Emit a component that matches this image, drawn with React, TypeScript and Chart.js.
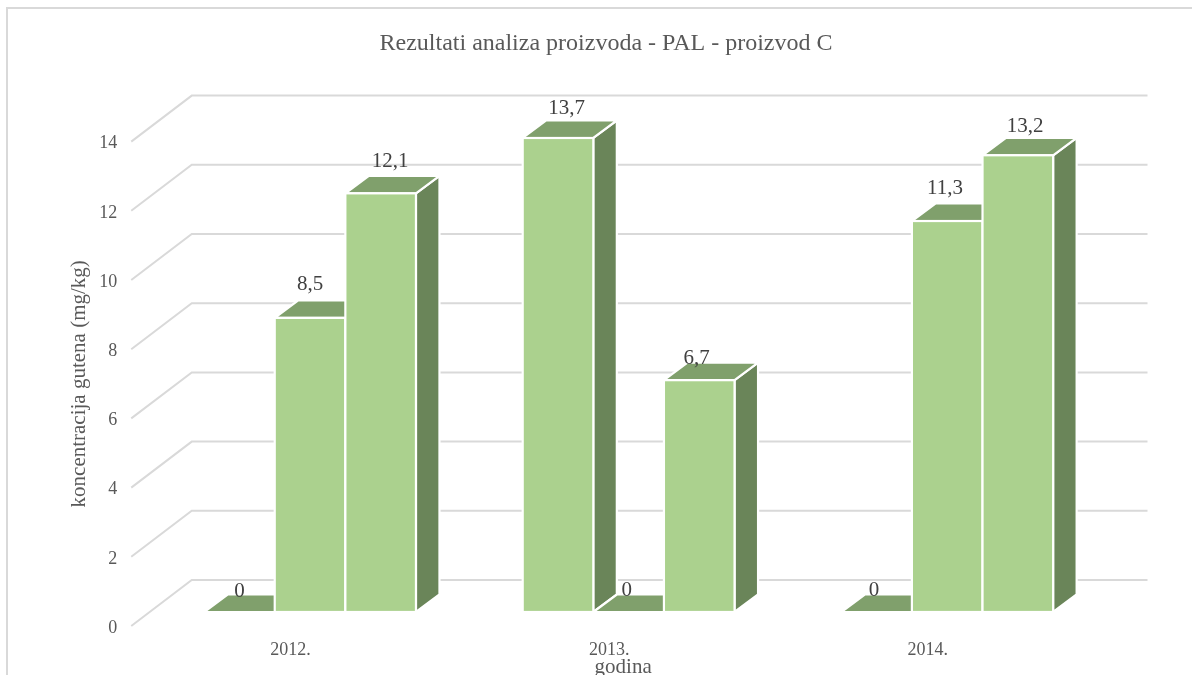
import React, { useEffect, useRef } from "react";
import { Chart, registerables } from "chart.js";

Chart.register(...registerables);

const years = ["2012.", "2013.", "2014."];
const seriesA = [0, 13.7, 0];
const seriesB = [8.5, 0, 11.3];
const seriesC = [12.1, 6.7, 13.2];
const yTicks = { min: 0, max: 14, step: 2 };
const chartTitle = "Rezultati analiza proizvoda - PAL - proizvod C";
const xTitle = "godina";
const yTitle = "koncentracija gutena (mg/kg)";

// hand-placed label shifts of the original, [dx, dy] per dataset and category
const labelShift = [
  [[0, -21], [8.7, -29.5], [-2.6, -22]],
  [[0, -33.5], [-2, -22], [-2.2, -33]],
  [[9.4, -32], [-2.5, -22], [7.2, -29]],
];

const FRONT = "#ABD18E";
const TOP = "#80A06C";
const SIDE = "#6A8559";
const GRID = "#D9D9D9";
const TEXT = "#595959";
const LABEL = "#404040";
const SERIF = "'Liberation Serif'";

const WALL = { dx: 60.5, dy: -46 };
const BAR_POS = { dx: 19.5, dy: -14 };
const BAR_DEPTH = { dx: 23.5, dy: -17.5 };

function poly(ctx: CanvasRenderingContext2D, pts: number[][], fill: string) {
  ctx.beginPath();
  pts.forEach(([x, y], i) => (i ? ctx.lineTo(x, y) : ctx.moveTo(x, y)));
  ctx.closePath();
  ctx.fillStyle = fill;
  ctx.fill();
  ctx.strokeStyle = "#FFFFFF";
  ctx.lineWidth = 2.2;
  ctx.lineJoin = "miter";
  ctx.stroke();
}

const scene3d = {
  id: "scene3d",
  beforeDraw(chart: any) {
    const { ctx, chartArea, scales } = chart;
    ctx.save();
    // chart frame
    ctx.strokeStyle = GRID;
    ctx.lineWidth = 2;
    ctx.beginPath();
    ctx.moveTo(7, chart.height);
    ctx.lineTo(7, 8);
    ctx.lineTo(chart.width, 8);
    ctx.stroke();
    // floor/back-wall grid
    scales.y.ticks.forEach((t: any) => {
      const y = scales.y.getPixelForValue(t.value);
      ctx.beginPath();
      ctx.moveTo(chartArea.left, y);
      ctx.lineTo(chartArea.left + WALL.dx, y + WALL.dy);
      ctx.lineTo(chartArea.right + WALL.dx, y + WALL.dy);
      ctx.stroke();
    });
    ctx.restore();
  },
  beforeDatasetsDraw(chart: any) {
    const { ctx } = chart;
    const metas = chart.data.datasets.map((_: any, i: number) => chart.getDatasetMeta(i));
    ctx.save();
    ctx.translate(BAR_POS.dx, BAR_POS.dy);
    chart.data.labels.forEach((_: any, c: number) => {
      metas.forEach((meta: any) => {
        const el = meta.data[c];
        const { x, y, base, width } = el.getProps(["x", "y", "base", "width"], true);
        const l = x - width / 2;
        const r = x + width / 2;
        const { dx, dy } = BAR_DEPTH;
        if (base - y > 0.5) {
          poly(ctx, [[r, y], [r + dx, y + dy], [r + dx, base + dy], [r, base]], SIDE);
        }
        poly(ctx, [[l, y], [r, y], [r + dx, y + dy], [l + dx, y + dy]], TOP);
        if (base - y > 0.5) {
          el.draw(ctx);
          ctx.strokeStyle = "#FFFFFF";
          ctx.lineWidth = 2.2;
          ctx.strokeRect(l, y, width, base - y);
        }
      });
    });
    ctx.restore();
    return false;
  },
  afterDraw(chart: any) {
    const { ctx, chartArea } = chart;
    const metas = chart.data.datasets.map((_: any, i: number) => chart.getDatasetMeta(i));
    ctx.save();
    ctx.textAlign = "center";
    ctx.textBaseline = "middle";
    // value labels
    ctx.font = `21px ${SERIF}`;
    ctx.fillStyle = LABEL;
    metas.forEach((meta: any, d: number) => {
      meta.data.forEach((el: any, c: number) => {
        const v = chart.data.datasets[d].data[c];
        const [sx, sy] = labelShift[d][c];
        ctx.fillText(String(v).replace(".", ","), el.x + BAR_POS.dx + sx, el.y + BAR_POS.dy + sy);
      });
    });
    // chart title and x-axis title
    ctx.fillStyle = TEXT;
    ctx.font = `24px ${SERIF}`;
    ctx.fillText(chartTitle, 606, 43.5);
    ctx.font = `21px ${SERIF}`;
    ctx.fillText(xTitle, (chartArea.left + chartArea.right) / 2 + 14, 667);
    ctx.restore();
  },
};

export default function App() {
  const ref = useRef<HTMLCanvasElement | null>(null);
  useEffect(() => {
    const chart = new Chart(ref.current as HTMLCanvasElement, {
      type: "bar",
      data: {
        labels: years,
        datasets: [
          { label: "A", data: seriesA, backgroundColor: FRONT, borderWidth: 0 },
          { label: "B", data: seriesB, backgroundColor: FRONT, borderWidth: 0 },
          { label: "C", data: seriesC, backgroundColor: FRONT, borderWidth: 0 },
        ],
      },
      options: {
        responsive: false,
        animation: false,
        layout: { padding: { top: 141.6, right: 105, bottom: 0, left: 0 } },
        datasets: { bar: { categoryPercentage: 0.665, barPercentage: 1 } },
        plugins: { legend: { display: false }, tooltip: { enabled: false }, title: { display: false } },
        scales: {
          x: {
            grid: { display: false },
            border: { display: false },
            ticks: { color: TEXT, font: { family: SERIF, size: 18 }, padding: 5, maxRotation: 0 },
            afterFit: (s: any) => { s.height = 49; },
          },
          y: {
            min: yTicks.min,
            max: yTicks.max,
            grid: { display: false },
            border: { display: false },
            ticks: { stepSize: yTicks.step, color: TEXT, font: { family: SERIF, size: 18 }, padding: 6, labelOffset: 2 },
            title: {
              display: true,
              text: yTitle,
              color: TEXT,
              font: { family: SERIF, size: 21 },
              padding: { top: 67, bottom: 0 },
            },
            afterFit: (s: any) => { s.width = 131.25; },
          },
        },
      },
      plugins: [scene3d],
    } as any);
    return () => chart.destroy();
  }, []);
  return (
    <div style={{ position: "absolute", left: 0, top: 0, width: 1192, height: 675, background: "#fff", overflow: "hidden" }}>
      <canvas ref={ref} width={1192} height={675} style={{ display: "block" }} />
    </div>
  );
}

= STATED PROBLEM =
Set down again, exactly, the lines of the material above from its first line to the one with "Chart.register(...registerables);", inclusive. Leave the pictures out.

= SOLUTION TO THIS EXERCISE =
Emit a component that matches this image, drawn with React, TypeScript and Chart.js.
import React, { useEffect, useRef } from "react";
import { Chart, registerables } from "chart.js";

Chart.register(...registerables);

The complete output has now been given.